**** RECORDS FOR PROCESSING

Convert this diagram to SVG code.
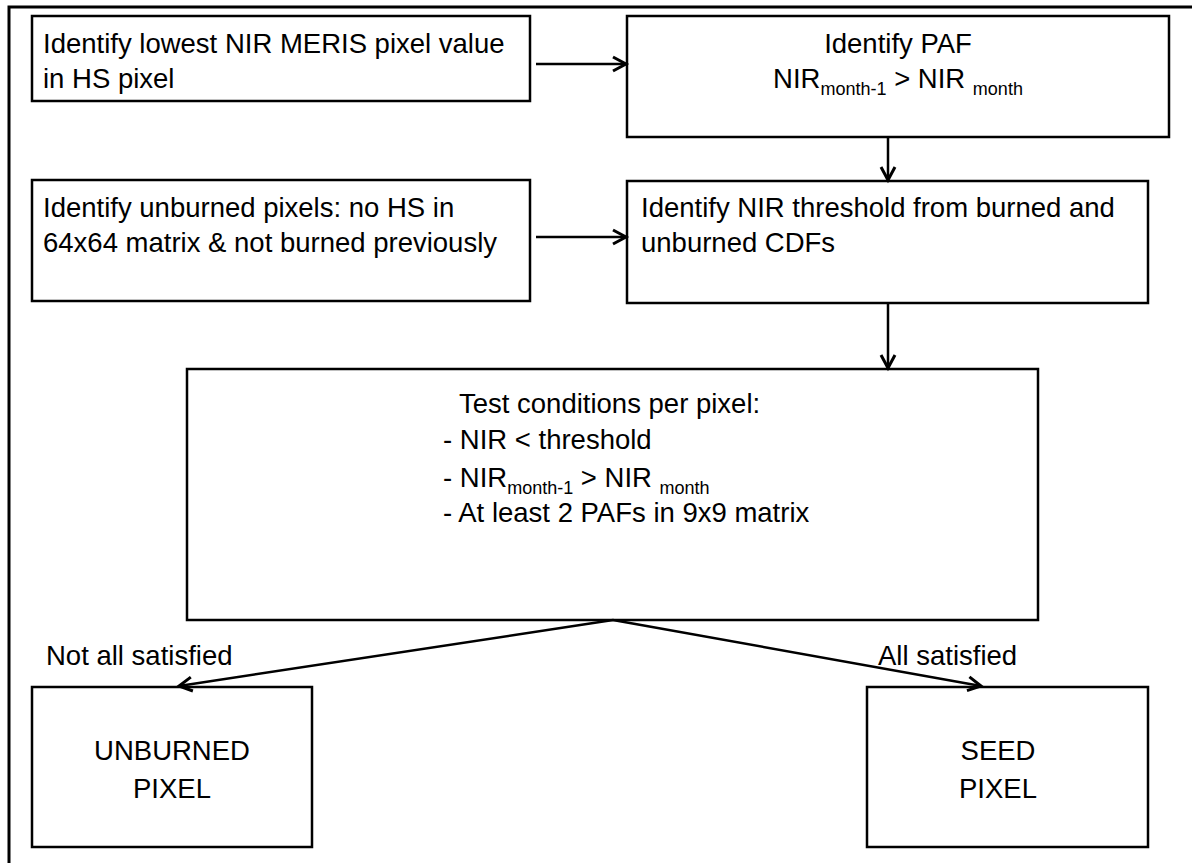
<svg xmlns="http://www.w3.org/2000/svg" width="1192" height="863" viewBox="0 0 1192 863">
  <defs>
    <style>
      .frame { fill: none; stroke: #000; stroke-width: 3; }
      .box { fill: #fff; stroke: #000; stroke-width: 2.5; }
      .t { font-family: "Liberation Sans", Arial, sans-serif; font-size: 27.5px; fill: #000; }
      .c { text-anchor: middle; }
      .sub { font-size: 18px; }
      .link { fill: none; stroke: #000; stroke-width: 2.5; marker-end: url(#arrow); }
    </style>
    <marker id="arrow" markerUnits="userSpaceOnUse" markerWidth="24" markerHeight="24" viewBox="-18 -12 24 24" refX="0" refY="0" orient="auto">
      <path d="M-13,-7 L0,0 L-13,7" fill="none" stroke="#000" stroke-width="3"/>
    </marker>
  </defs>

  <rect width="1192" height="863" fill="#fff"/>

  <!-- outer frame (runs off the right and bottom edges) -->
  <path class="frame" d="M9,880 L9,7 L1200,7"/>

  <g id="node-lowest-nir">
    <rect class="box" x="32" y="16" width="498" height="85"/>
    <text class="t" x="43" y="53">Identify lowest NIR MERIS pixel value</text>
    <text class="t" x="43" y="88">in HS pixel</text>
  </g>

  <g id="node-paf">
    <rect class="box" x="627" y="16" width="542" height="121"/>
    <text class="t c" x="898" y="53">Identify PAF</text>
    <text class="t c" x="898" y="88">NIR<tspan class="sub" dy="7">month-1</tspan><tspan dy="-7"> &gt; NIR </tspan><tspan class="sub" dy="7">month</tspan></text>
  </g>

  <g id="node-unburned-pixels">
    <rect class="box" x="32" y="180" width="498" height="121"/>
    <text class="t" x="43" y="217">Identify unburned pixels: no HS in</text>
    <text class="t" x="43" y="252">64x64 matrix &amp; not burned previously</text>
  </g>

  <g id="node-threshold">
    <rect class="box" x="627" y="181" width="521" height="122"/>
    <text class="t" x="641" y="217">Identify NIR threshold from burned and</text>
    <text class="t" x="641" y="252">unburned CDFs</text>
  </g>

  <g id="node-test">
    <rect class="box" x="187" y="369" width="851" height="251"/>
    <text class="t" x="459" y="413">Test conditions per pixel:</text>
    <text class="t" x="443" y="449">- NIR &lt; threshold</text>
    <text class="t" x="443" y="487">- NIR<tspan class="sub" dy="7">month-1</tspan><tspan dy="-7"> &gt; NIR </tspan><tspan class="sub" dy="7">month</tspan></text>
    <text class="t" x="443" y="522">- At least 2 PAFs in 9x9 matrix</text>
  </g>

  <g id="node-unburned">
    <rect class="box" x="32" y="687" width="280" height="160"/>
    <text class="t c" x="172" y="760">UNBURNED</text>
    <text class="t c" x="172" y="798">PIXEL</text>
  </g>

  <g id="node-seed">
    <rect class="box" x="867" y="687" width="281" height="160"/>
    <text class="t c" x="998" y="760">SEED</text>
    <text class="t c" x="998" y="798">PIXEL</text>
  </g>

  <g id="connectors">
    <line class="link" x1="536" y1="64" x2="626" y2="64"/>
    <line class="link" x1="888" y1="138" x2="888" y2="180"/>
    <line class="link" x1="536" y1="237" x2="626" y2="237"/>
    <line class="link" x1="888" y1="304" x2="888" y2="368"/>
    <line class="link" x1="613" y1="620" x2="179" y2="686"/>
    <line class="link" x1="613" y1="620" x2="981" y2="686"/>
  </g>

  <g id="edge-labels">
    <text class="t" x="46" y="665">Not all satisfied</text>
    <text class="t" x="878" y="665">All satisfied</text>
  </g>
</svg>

********
**** RECORDS FOR PROCESSING

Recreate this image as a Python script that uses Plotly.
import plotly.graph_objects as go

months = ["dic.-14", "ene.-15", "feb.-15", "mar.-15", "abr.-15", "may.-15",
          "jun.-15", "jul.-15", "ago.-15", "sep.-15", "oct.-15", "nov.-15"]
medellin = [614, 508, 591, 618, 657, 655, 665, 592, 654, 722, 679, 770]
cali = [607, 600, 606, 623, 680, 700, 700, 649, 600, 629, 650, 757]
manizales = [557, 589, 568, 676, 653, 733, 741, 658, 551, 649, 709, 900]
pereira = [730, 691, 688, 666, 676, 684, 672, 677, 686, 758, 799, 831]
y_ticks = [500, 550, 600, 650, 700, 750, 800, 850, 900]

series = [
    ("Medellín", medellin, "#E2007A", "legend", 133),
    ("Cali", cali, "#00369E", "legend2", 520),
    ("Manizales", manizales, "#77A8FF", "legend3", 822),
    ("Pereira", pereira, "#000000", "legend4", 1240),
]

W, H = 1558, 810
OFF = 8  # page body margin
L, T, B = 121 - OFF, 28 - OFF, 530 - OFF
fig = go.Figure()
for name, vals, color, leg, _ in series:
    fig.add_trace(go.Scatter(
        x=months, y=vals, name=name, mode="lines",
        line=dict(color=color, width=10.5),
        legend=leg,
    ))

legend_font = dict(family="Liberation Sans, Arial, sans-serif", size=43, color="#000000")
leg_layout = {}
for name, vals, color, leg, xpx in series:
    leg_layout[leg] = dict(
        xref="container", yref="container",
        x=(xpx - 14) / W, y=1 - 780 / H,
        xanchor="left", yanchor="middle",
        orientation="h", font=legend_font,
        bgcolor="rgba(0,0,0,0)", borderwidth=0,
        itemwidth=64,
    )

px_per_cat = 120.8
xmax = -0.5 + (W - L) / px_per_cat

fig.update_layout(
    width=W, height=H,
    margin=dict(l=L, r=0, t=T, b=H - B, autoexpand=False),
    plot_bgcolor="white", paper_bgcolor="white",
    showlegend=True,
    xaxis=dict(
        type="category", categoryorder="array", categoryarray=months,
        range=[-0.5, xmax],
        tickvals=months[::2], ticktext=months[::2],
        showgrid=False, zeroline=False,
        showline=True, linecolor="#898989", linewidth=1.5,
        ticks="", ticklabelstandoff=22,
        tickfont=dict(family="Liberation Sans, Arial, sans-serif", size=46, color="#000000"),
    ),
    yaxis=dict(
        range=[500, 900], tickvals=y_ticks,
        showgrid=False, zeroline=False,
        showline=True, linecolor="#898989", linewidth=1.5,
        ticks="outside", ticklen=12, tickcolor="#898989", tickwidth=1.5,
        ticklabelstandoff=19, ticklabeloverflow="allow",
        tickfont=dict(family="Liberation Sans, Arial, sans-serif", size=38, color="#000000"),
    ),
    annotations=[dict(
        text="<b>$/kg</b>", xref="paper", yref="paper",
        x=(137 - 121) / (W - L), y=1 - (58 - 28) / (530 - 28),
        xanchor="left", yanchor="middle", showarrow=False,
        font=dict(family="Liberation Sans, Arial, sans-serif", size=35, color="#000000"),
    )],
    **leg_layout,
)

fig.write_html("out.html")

********

TO DO ▸ Take the line containing "Recreate this image" and the line containing "import plotly.graph_objects as go". Write out both and all lines between, exactly, and nothing more.

EXPECTED OUTPUT ▸
Recreate this image as a Python script that uses Plotly.
import plotly.graph_objects as go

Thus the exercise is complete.